Previously, lots of different carbon budget studies used lots of different methods. “But when it comes to calculating the size of the future carbon budget, the estimates from different methods don’t all agree,” says Phil Goodwin, who studies Earth system dynamics at the University of Southampton and wasn’t involved in this work. “This study does a really good job of explaining the possible reasons why different studies have arrived at different estimates of the future carbon budget.”
The research also provides a more unified framework to compare different methodologies and their carbon budget estimates. And it spits out its own carbon budget, too. Previous estimates have fallen along a spectrum, with some suggesting that the 1.5-degree target is already out of the reach and others assuring us we have 20 years to transition to a low-carbon economy. The good news: The Nature team’s carbon budget sits pretty much in the middle of those extremes.
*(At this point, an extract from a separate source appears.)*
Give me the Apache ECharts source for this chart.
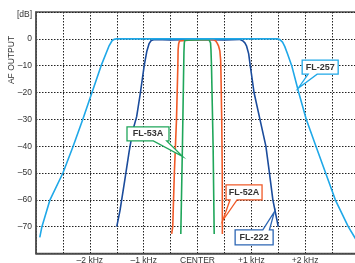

Still, why not just say, Hey, let’s all cut emissions as quickly as we can? The problem with that, says Concordia University climate scientist Damon Matthews, “is that ‘as quickly as possible’ means many, many different things to different people.” Matthews, who was not involved in the Nature study, added that “we haven’t even started to talk about what might be ‘possible’ and are still mostly arguing about what is ‘feasible without compromising economic growth.’ These are of course extremely different things, and the latter will not get us anywhere near the 1.5 degrees C target.”
Piers Forster, director of the Priestley International Centre for Climate at the University of Leeds and a coauthor on the new paper, agrees with Matthews. “You can’t just tell every country to cut emissions to zero as fast as possible,” he says. When the Intergovernmental Panel on Climate Change was negotiating its most recent report, Forster adds, “we actually spent over 24 hours negotiating the paragraph on the carbon budget, and that’s because it’s a really contentious thing.”
This new framework may well help guide future negotiations. And so researchers continue to chip away at the inherent uncertainties of climate change, one complicated Earth system at a time.